### Requirement
Retype the lines beneath this one, from the first through the line containing "(0,0) rectangle (610pt,291.5pt);". Pictures are left out.

### Given information

◆ ◆ ◆ ◆ ◆

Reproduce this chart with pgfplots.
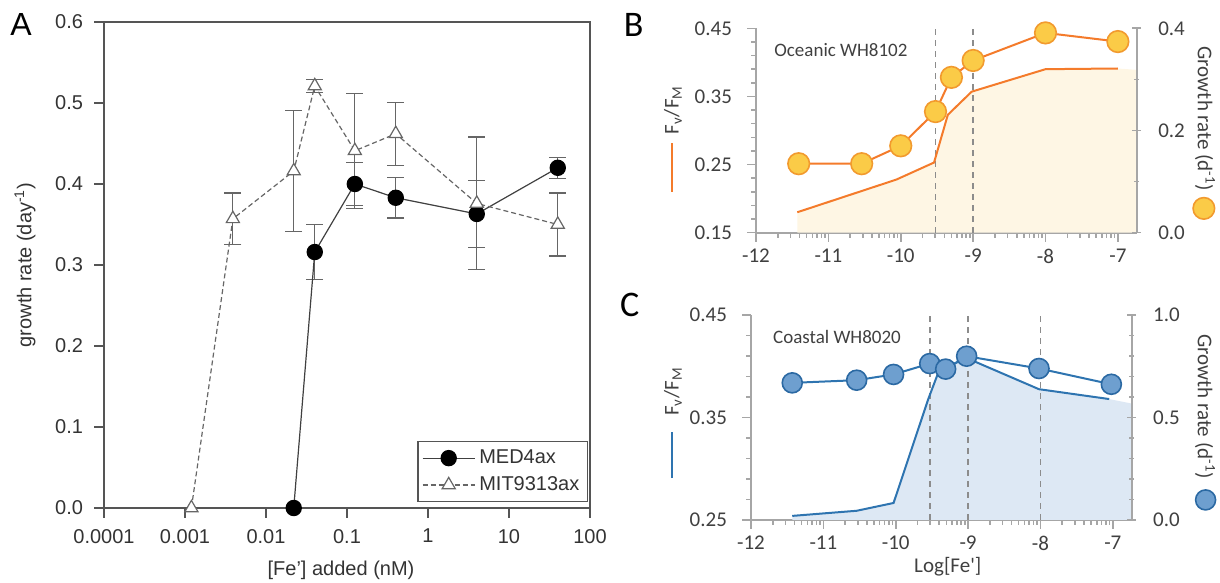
\documentclass[border=0pt]{standalone}
\usepackage{pgfplots}
\pgfplotsset{compat=1.18}
\usepackage{fontspec}
\setmainfont{Liberation Sans}
\newfontfamily\calfont{Carlito}

\definecolor{axgray}{HTML}{555555}
\definecolor{txtgray}{HTML}{333333}
\definecolor{orline}{HTML}{F47B2B}
\definecolor{ordot}{HTML}{FBCB47}
\definecolor{orborder}{HTML}{F29A2E}
\definecolor{orfill}{HTML}{FEF6E4}
\definecolor{blline}{HTML}{2E74B0}
\definecolor{bldot}{HTML}{6E9FCF}
\definecolor{blborder}{HTML}{2B69A3}
\definecolor{blfill}{HTML}{DDE8F4}
\definecolor{bcaxis}{HTML}{A6A6A6}
\definecolor{bctext}{HTML}{404040}
\definecolor{dashgray}{HTML}{8C8C8C}

\pgfplotsset{
  bcstyle/.style={
    scale only axis,
    xmin=-12, xmax=-6.74,
    xtick={-12,-11,-10,-9,-8,-7},
    xticklabels={-12,-11,-10,-9,-8,-7},
    axis line style={draw=bcaxis, line width=1pt},
    tick style={draw=bcaxis, line width=0.8pt},
    major tick length=4.5pt, minor tick length=2.5pt,
    ticklabel style={font=\calfont\fontsize{10.5}{12}\selectfont, text=bctext},
    label style={font=\calfont\fontsize{10.5}{12}\selectfont, text=bctext},
    clip=false,
  },
  bcxminor/.style={
    minor xtick={-11.699,-11.523,-11.398,-11.301,-11.222,-11.155,-11.097,-11.046,
      -10.699,-10.523,-10.398,-10.301,-10.222,-10.155,-10.097,-10.046,
      -9.699,-9.523,-9.398,-9.301,-9.222,-9.155,-9.097,-9.046,
      -8.699,-8.523,-8.398,-8.301,-8.222,-8.155,-8.097,-8.046,
      -7.699,-7.523,-7.398,-7.301,-7.222,-7.155,-7.097,-7.046},
  },
}

\begin{document}
\begin{tikzpicture}
\useasboundingbox (0,0) rectangle (610pt,291.5pt);

% ---------------- Panel A ----------------
\begin{axis}[
  at={(52pt,37.5pt)}, anchor=south west, scale only axis, width=243pt, height=243pt,
  xmode=log, xmin=1e-4, xmax=100, ymin=0, ymax=0.6,
  xtick={1e-4,1e-3,1e-2,1e-1,1,10,100},
  xticklabels={0.0001,0.001,0.01,0.1,1,10,100},
  ytick={0,0.1,0.2,0.3,0.4,0.5,0.6},
  yticklabels={0.0,0.1,0.2,0.3,0.4,0.5,0.6},
  xminorticks=false, yminorticks=false,
  tick pos=left, tick align=outside, major tick length=5pt,
  axis line style={draw=axgray, line width=0.7pt},
  tick style={draw=axgray, line width=0.7pt},
  ticklabel style={font=\fontsize{10}{12}\selectfont, text=txtgray},
  xticklabel style={yshift=-2pt},
  yticklabel style={xshift=-2pt},
  xlabel={[Fe'] added (nM)},
  ylabel={growth rate (day\textsuperscript{-1})},
  label style={font=\fontsize{10}{12}\selectfont, text=txtgray},
  xlabel style={at={(axis description cs:0.4877,-0.1276)}, anchor=center},
  ylabel style={at={(axis description cs:-0.1626,0.5)}, anchor=center},
  legend style={at={(axis description cs:0.996,0.012)}, anchor=south east, draw=axgray, line width=0.7pt, font=\fontsize{10}{12}\selectfont, text=txtgray, inner sep=2pt, row sep=1pt},
  legend cell align=left,
  legend image code/.code={\draw[mark repeat=2,mark phase=2,#1] plot coordinates {(0pt,0pt) (13pt,0pt) (26pt,0pt)};},
  clip=false,
]
\addplot[forget plot, draw=none, mark=none, error bars/.cd, y dir=both, y explicit,
  error mark=-,
  error bar style={draw=black!60, line width=0.6pt, solid},
  error mark options={rotate=90, draw=black!60, line width=0.6pt, mark size=4.2pt, solid}]
coordinates {(0.040,0.316) +- (0,0.034) (0.125,0.400) +- (0,0.027) (0.40,0.383) +- (0,0.025) (4,0.363) +- (0,0.041) (40,0.420) +- (0,0.013)};
\addplot[forget plot, draw=none, mark=none, error bars/.cd, y dir=both, y explicit,
  error mark=-,
  error bar style={draw=black!60, line width=0.6pt, solid},
  error mark options={rotate=90, draw=black!60, line width=0.6pt, mark size=4.2pt, solid}]
coordinates {(0.0039,0.357) +- (0,0.032) (0.022,0.416) +- (0,0.075) (0.040,0.521) +- (0,0.008) (0.125,0.441) +- (0,0.071) (0.40,0.462) +- (0,0.039) (4,0.376) +- (0,0.082) (40,0.350) +- (0,0.039)};
\addplot[black!75, line width=0.6pt, mark=*, mark size=3.8pt, mark options={fill=black, draw=black, solid}]
coordinates {(0.022,0) (0.040,0.316) (0.125,0.400) (0.40,0.383) (4,0.363) (40,0.420)};
\addlegendentry{MED4ax}
\addplot[black!60, line width=0.6pt, dash pattern=on 2.5pt off 1.5pt, mark=triangle*, mark size=3.8pt, mark options={solid, fill=white, draw=black!60}]
coordinates {(0.0012,0) (0.0039,0.357) (0.022,0.416) (0.040,0.521) (0.125,0.441) (0.40,0.462) (4,0.376) (40,0.350)};
\addlegendentry{MIT9313ax}
\end{axis}

% ---------------- Panel B ----------------
\begin{axis}[bcstyle, bcxminor,
  at={(378pt,175.15pt)}, anchor=south west, width=190.35pt, height=102.2pt,
  ymin=0.15, ymax=0.45,
  axis x line*=bottom, axis y line*=left,
  ytick={0.15,0.25,0.35,0.45}, yticklabels={0.15,0.25,0.35,0.45},
  minor ytick={0.17,0.19,0.21,0.23,0.27,0.29,0.31,0.33,0.37,0.39,0.41,0.43},
  tick align=outside,
  yticklabel style={xshift=-4pt},
  ylabel={F\textsubscript{v}/F\textsubscript{M}},
  ylabel style={at={(axis description cs:-0.218,0.60)}, anchor=center},
  legend style={at={(axis description cs:-0.218,0.319)}, anchor=center, draw=none, fill=none, inner sep=0pt, outer sep=0pt, nodes={inner sep=0pt}},
  legend image code/.code={\draw[#1] (0pt,-12.25pt) -- (0pt,12.25pt);},
]
\addplot[forget plot, fill=orfill, draw=none]
coordinates {(-11.43,0.180) (-10.06,0.228) (-9.54,0.253) (-9.35,0.323) (-9.02,0.357) (-8.0,0.390) (-7.0,0.391) (-6.74,0.389)} \closedcycle;
\addplot[forget plot, dashgray, line width=0.9pt, dash pattern=on 3pt off 2.5pt] coordinates {(-9.52,0.15) (-9.52,0.45)};
\addplot[forget plot, dashgray, line width=0.9pt, dash pattern=on 3pt off 2.5pt] coordinates {(-9.0,0.15) (-9.0,0.45)};
\addplot[orline, line width=1pt]
coordinates {(-11.43,0.180) (-10.06,0.228) (-9.54,0.253) (-9.35,0.323) (-9.02,0.357) (-8.0,0.390) (-7.0,0.391)};
\addlegendentry{}
\node[font=\calfont\fontsize{9.5}{11}\selectfont, text=bctext] at (axis description cs:0.223,0.894) {Oceanic WH8102};
\end{axis}
\begin{axis}[bcstyle,
  at={(378pt,175.15pt)}, anchor=south west, width=190.35pt, height=102.2pt,
  ymin=0, ymax=0.4,
  axis x line=none, axis y line*=right,
  ytick={0,0.2,0.4}, yticklabels={0.0,0.2,0.4},
  minor ytick={0.1,0.3},
  tick align=center,
  yticklabel style={xshift=5pt},
  legend style={at={(axis description cs:1.179,0.119)}, anchor=center, draw=none, fill=none, inner sep=0pt, outer sep=0pt, nodes={inner sep=0pt}},
  legend image code/.code={\draw[#1] plot coordinates {(0pt,0pt)};},
]
\addplot[orline, line width=1pt, mark=*, mark size=5.4pt, mark options={fill=ordot, draw=orborder, line width=0.8pt}]
coordinates {(-11.41,0.135) (-10.54,0.135) (-10.0,0.170) (-9.52,0.237) (-9.30,0.304) (-9.0,0.337) (-8.0,0.391) (-7.0,0.374)};
\addlegendentry{}
\end{axis}

% ---------------- Panel C ----------------
\begin{axis}[bcstyle, bcxminor,
  at={(375.5pt,31.5pt)}, anchor=south west, width=190.3pt, height=102.5pt,
  ymin=0.25, ymax=0.45,
  axis x line*=bottom, axis y line*=left,
  ytick={0.25,0.35,0.45}, yticklabels={0.25,0.35,0.45},
  minor ytick={0.27,0.29,0.31,0.33,0.37,0.39,0.41,0.43},
  tick align=outside,
  yticklabel style={xshift=-4pt},
  xlabel={Log[Fe']},
  xlabel style={at={(axis description cs:0.517,-0.228)}, anchor=center},
  ylabel={F\textsubscript{v}/F\textsubscript{M}},
  ylabel style={at={(axis description cs:-0.205,0.626)}, anchor=center},
  legend style={at={(axis description cs:-0.205,0.317)}, anchor=center, draw=none, fill=none, inner sep=0pt, outer sep=0pt, nodes={inner sep=0pt}},
  legend image code/.code={\draw[#1] (0pt,-11.6pt) -- (0pt,11.6pt);},
]
\addplot[forget plot, fill=blfill, draw=none]
coordinates {(-11.43,0.254) (-10.54,0.259) (-10.03,0.2666) (-9.55,0.368) (-9.40,0.396) (-9.02,0.408) (-8.02,0.3776) (-7.05,0.368) (-6.74,0.3636)} \closedcycle;
\addplot[forget plot, dashgray, line width=0.9pt, dash pattern=on 3pt off 2.5pt] coordinates {(-9.53,0.25) (-9.53,0.45)};
\addplot[forget plot, dashgray, line width=0.9pt, dash pattern=on 3pt off 2.5pt] coordinates {(-9.0,0.25) (-9.0,0.45)};
\addplot[forget plot, dashgray, line width=0.9pt, dash pattern=on 3pt off 2.5pt] coordinates {(-8.0,0.25) (-8.0,0.45)};
\addplot[blline, line width=1pt]
coordinates {(-11.43,0.254) (-10.54,0.259) (-10.03,0.2666) (-9.55,0.368) (-9.40,0.396) (-9.02,0.408) (-8.02,0.3776) (-7.05,0.368)};
\addlegendentry{}
\node[font=\calfont\fontsize{9.5}{11}\selectfont, text=bctext] at (axis description cs:0.226,0.894) {Coastal WH8020};
\end{axis}
\begin{axis}[bcstyle,
  at={(375.5pt,31.5pt)}, anchor=south west, width=190.3pt, height=102.5pt,
  ymin=0, ymax=1,
  axis x line=none, axis y line*=right,
  ytick={0,0.5,1}, yticklabels={0.0,0.5,1.0},
  minor ytick={0.1,0.2,0.3,0.4,0.6,0.7,0.8,0.9},
  tick align=center,
  yticklabel style={xshift=5pt},
  legend style={at={(axis description cs:1.197,0.098)}, anchor=center, draw=none, fill=none, inner sep=0pt, outer sep=0pt, nodes={inner sep=0pt}},
  legend image code/.code={\draw[#1] plot coordinates {(0pt,0pt)};},
]
\addplot[blline, line width=1pt, mark=*, mark size=5pt, mark options={fill=bldot, draw=blborder, line width=0.8pt}]
coordinates {(-11.43,0.669) (-10.54,0.682) (-10.03,0.710) (-9.53,0.763) (-9.31,0.736) (-9.02,0.799) (-8.02,0.739) (-7.02,0.662)};
\addlegendentry{}
\end{axis}

% right-hand axis titles
\node[font=\calfont\fontsize{10.5}{12}\selectfont, text=bctext, rotate=-90, anchor=center] at (602.5pt,232pt) {Growth rate (d\textsuperscript{-1})};
\node[font=\calfont\fontsize{10.5}{12}\selectfont, text=bctext, rotate=-90, anchor=center] at (602.5pt,88.2pt) {Growth rate (d\textsuperscript{-1})};

% panel letters
\node[font=\fontsize{16}{18}\selectfont, text=black] at (10.5pt,279pt) {A};
\node[font=\calfont\fontsize{18}{20}\selectfont, text=black] at (316.8pt,279pt) {B};
\node[font=\calfont\fontsize{18}{20}\selectfont, text=black] at (314.8pt,139pt) {C};
\end{tikzpicture}
\end{document}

◆ ◆ ◆ ◆ ◆

### Response
Reproduce this chart with pgfplots.
\documentclass[border=0pt]{standalone}
\usepackage{pgfplots}
\pgfplotsset{compat=1.18}
\usepackage{fontspec}
\setmainfont{Liberation Sans}
\newfontfamily\calfont{Carlito}

\definecolor{axgray}{HTML}{555555}
\definecolor{txtgray}{HTML}{333333}
\definecolor{orline}{HTML}{F47B2B}
\definecolor{ordot}{HTML}{FBCB47}
\definecolor{orborder}{HTML}{F29A2E}
\definecolor{orfill}{HTML}{FEF6E4}
\definecolor{blline}{HTML}{2E74B0}
\definecolor{bldot}{HTML}{6E9FCF}
\definecolor{blborder}{HTML}{2B69A3}
\definecolor{blfill}{HTML}{DDE8F4}
\definecolor{bcaxis}{HTML}{A6A6A6}
\definecolor{bctext}{HTML}{404040}
\definecolor{dashgray}{HTML}{8C8C8C}

\pgfplotsset{
  bcstyle/.style={
    scale only axis,
    xmin=-12, xmax=-6.74,
    xtick={-12,-11,-10,-9,-8,-7},
    xticklabels={-12,-11,-10,-9,-8,-7},
    axis line style={draw=bcaxis, line width=1pt},
    tick style={draw=bcaxis, line width=0.8pt},
    major tick length=4.5pt, minor tick length=2.5pt,
    ticklabel style={font=\calfont\fontsize{10.5}{12}\selectfont, text=bctext},
    label style={font=\calfont\fontsize{10.5}{12}\selectfont, text=bctext},
    clip=false,
  },
  bcxminor/.style={
    minor xtick={-11.699,-11.523,-11.398,-11.301,-11.222,-11.155,-11.097,-11.046,
      -10.699,-10.523,-10.398,-10.301,-10.222,-10.155,-10.097,-10.046,
      -9.699,-9.523,-9.398,-9.301,-9.222,-9.155,-9.097,-9.046,
      -8.699,-8.523,-8.398,-8.301,-8.222,-8.155,-8.097,-8.046,
      -7.699,-7.523,-7.398,-7.301,-7.222,-7.155,-7.097,-7.046},
  },
}

\begin{document}
\begin{tikzpicture}
\useasboundingbox (0,0) rectangle (610pt,291.5pt);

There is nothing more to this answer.